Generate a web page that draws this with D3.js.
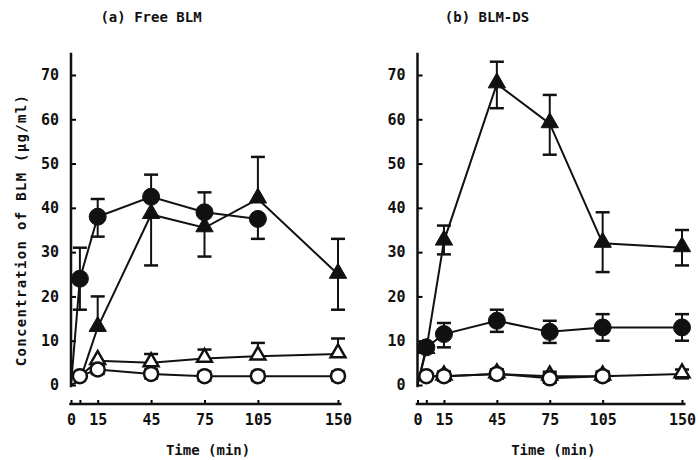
<!DOCTYPE html>
<html>
<head>
<meta charset="utf-8">
<script src="https://cdn.jsdelivr.net/npm/d3@7"></script>
<style>
  body { margin: 0; background: #fff; }
  text { font-family: "DejaVu Sans Mono", monospace; fill: #111; font-weight: bold; }
</style>
</head>
<body>
<div id="vis"></div>
<script>
// sampling times (min)
const TIMES = [0, 5, 15, 45, 75, 105, 150];
const X_TICKS = [0, 5, 15, 45, 75, 105, 150];
const X_LABELS = [0, 15, 45, 75, 105, 150];
const Y_TICKS = [0, 10, 20, 30, 40, 50, 60, 70];

// (a) Free BLM
const A_FILLED_CIRCLE    = [0, 24, 38, 42.5, 39, 37.5, null];
const A_FILLED_CIRCLE_UP = [0, 7, 4, 5, 4.5, 0, 0];
const A_FILLED_CIRCLE_DN = [0, 7, 4.5, 0, 0, 4.5, 0];
const A_FILLED_TRI       = [0, 1, 13, 38.5, 35.5, 42, 25];
const A_FILLED_TRI_UP    = [0, 0, 7, 0, 0, 9.5, 8];
const A_FILLED_TRI_DN    = [0, 0, 0, 11.5, 6.5, 0, 8];
const A_OPEN_TRI         = [null, 2, 5.5, 5, 6, 6.5, 7];
const A_OPEN_TRI_UP      = [0, 0, 0, 2, 2, 3, 3.5];
const A_OPEN_TRI_DN      = [0, 0, 0, 0, 0, 0, 0];
const A_OPEN_CIRCLE      = [null, 2, 3.5, 2.5, 2, 2, 2];
const A_OPEN_CIRCLE_UP   = [0, 0, 1, 1, 1, 1, 1];
const A_OPEN_CIRCLE_DN   = [0, 0, 1, 1, 1, 1, 1];

// (b) BLM-DS
const B_FILLED_CIRCLE    = [0, 8.5, 11.5, 14.5, 12, 13, 13];
const B_FILLED_CIRCLE_UP = [0, 0, 2.5, 2.5, 2.5, 3, 3];
const B_FILLED_CIRCLE_DN = [0, 0, 3, 2.5, 2.5, 3, 3];
const B_FILLED_TRI       = [0, 8, 32.5, 68, 59, 32, 31];
const B_FILLED_TRI_UP    = [0, 0, 3.5, 5, 6.5, 7, 4];
const B_FILLED_TRI_DN    = [0, 0, 3, 5.5, 7, 6.5, 4];
const B_OPEN_TRI         = [null, 2, 2, 2.5, 2, 2, 2.5];
const B_OPEN_TRI_UP      = [0, 0, 1, 1, 1, 1, 1];
const B_OPEN_TRI_DN      = [0, 0, 1, 1, 1, 1, 1];
const B_OPEN_CIRCLE      = [null, 2, 2, 2.5, 1.5, 2, null];
const B_OPEN_CIRCLE_UP   = [0, 0, 1, 1, 1, 1, 0];
const B_OPEN_CIRCLE_DN   = [0, 0, 1, 1, 1, 1, 0];

// set constants
const FRAME_WIDTH = 698;
const FRAME_HEIGHT = 460;
const Y_ZERO = 385;
const Y_TOP = 75;   // position of 70
const AXIS_Y = 404;

const FRAME = d3.select("#vis")
                .append("svg")
                  .attr("width", FRAME_WIDTH)
                  .attr("height", FRAME_HEIGHT);

// build one series from its arrays
function series(kind, vals, up, dn, hideAt) {
  return TIMES.map((t, i) => ({t: t, v: vals[i], up: up[i], dn: dn[i],
                               mark: t > 0 && !(hideAt || []).includes(t)}))
              .filter(d => d.v !== null)
              .map(d => Object.assign(d, {kind: kind}));
}

function drawPanel(title, titleX, x0, x150, data) {
  const X_SCALE = d3.scaleLinear().domain([0, 150]).range([x0, x150]);
  const Y_SCALE = d3.scaleLinear().domain([0, 70]).range([Y_ZERO, Y_TOP]);
  const g = FRAME.append("g");

  // title
  g.append("text")
    .attr("x", titleX)
    .attr("y", 22)
    .attr("text-anchor", "middle")
    .attr("font-size", "14px")
    .text(title);

  // y axis
  const yAxis = g.append("g")
    .attr("transform", "translate(" + x0 + ",0)")
    .call(d3.axisLeft(Y_SCALE).tickValues(Y_TICKS).tickSize(-5).tickPadding(12));
  yAxis.select(".domain").remove();
  yAxis.selectAll("line").attr("stroke-width", 2);
  yAxis.selectAll("text").attr("font-size", "15px").attr("font-family", "DejaVu Sans Mono");
  g.append("line")
    .attr("x1", x0).attr("x2", x0)
    .attr("y1", Y_SCALE(-0.5)).attr("y2", Y_SCALE(75))
    .attr("stroke", "#111").attr("stroke-width", 2.5);

  // x axis
  const xAxis = g.append("g")
    .attr("transform", "translate(0," + AXIS_Y + ")")
    .call(d3.axisBottom(X_SCALE).tickValues(X_TICKS).tickSize(-4).tickPadding(10)
            .tickFormat(d => X_LABELS.includes(d) ? d : ""));
  xAxis.select(".domain").remove();
  xAxis.selectAll("line").attr("stroke-width", 2);
  xAxis.selectAll("text").attr("font-size", "15px").attr("font-family", "DejaVu Sans Mono");
  g.append("line")
    .attr("x1", X_SCALE(-1)).attr("x2", X_SCALE(152))
    .attr("y1", AXIS_Y).attr("y2", AXIS_Y)
    .attr("stroke", "#111").attr("stroke-width", 2.5);

  g.append("text")
    .attr("x", X_SCALE(77))
    .attr("y", 455)
    .attr("text-anchor", "middle")
    .attr("font-size", "14px")
    .text("Time (min)");

  const line = d3.line().x(d => X_SCALE(d.t)).y(d => Y_SCALE(d.v));

  data.forEach(s => {
    // connecting line
    g.append("path")
      .datum(s)
      .attr("d", line)
      .attr("fill", "none")
      .attr("stroke", "#111")
      .attr("stroke-width", 2);

    // error bars
    const bars = s.filter(d => d.mark);
    bars.forEach(d => {
      const cx = X_SCALE(d.t);
      [[d.up, 1], [d.dn, -1]].forEach(([e, k]) => {
        if (!e) return;
        const ye = Y_SCALE(d.v + k * e);
        g.append("line").attr("x1", cx).attr("x2", cx)
          .attr("y1", Y_SCALE(d.v)).attr("y2", ye)
          .attr("stroke", "#111").attr("stroke-width", 2);
        g.append("line").attr("x1", cx - 7).attr("x2", cx + 7)
          .attr("y1", ye).attr("y2", ye)
          .attr("stroke", "#111").attr("stroke-width", 2.5);
      });
    });

    // markers
    const marks = g.selectAll(null).data(bars).enter();
    const kind = s[0].kind;
    if (kind === "circle" || kind === "opencircle") {
      marks.append("circle")
        .attr("cx", d => X_SCALE(d.t))
        .attr("cy", d => Y_SCALE(d.v))
        .attr("r", kind === "circle" ? 8.5 : 7)
        .attr("fill", kind === "circle" ? "#111" : "#fff")
        .attr("stroke", "#111")
        .attr("stroke-width", kind === "circle" ? 1 : 2.5);
    } else {
      marks.append("path")
        .attr("transform", d => "translate(" + X_SCALE(d.t) + "," + (Y_SCALE(d.v) - 1) + ")")
        .attr("d", d3.symbol().type(d3.symbolTriangle).size(kind === "tri" ? 130 : 95))
        .attr("fill", kind === "tri" ? "#111" : "#fff")
        .attr("stroke", "#111")
        .attr("stroke-width", kind === "tri" ? 1 : 2.5);
    }
  });
}

drawPanel("(a) Free BLM", 151, 71, 338, [
  series("tri", A_FILLED_TRI, A_FILLED_TRI_UP, A_FILLED_TRI_DN, [5]),
  series("circle", A_FILLED_CIRCLE, A_FILLED_CIRCLE_UP, A_FILLED_CIRCLE_DN),
  series("opentri", A_OPEN_TRI, A_OPEN_TRI_UP, A_OPEN_TRI_DN, [5]),
  series("opencircle", A_OPEN_CIRCLE, A_OPEN_CIRCLE_UP, A_OPEN_CIRCLE_DN)
]);

drawPanel("(b) BLM-DS", 487, 417.5, 682, [
  series("tri", B_FILLED_TRI, B_FILLED_TRI_UP, B_FILLED_TRI_DN),
  series("circle", B_FILLED_CIRCLE, B_FILLED_CIRCLE_UP, B_FILLED_CIRCLE_DN),
  series("opentri", B_OPEN_TRI, B_OPEN_TRI_UP, B_OPEN_TRI_DN, [5]),
  series("opencircle", B_OPEN_CIRCLE, B_OPEN_CIRCLE_UP, B_OPEN_CIRCLE_DN)
]);

// shared y axis title
FRAME.append("text")
  .attr("transform", "translate(26,230) rotate(-90)")
  .attr("text-anchor", "middle")
  .attr("font-size", "14px")
  .attr("letter-spacing", "1.3px")
  .text("Concentration of BLM (\u03bcg/ml)");
</script>
</body>
</html>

****************************************

- [REQUIRED TASK] Please take the lines from the beginning of the data above through the line holding "const Y_TICKS = [0, 10, 20, 30, 40, 50, 60, 70];" and transcribe them exactly, without any pictures.

- [ANSWER TO THE PROBLEM]
Generate a web page that draws this with D3.js.
<!DOCTYPE html>
<html>
<head>
<meta charset="utf-8">
<script src="https://cdn.jsdelivr.net/npm/d3@7"></script>
<style>
  body { margin: 0; background: #fff; }
  text { font-family: "DejaVu Sans Mono", monospace; fill: #111; font-weight: bold; }
</style>
</head>
<body>
<div id="vis"></div>
<script>
// sampling times (min)
const TIMES = [0, 5, 15, 45, 75, 105, 150];
const X_TICKS = [0, 5, 15, 45, 75, 105, 150];
const X_LABELS = [0, 15, 45, 75, 105, 150];
const Y_TICKS = [0, 10, 20, 30, 40, 50, 60, 70];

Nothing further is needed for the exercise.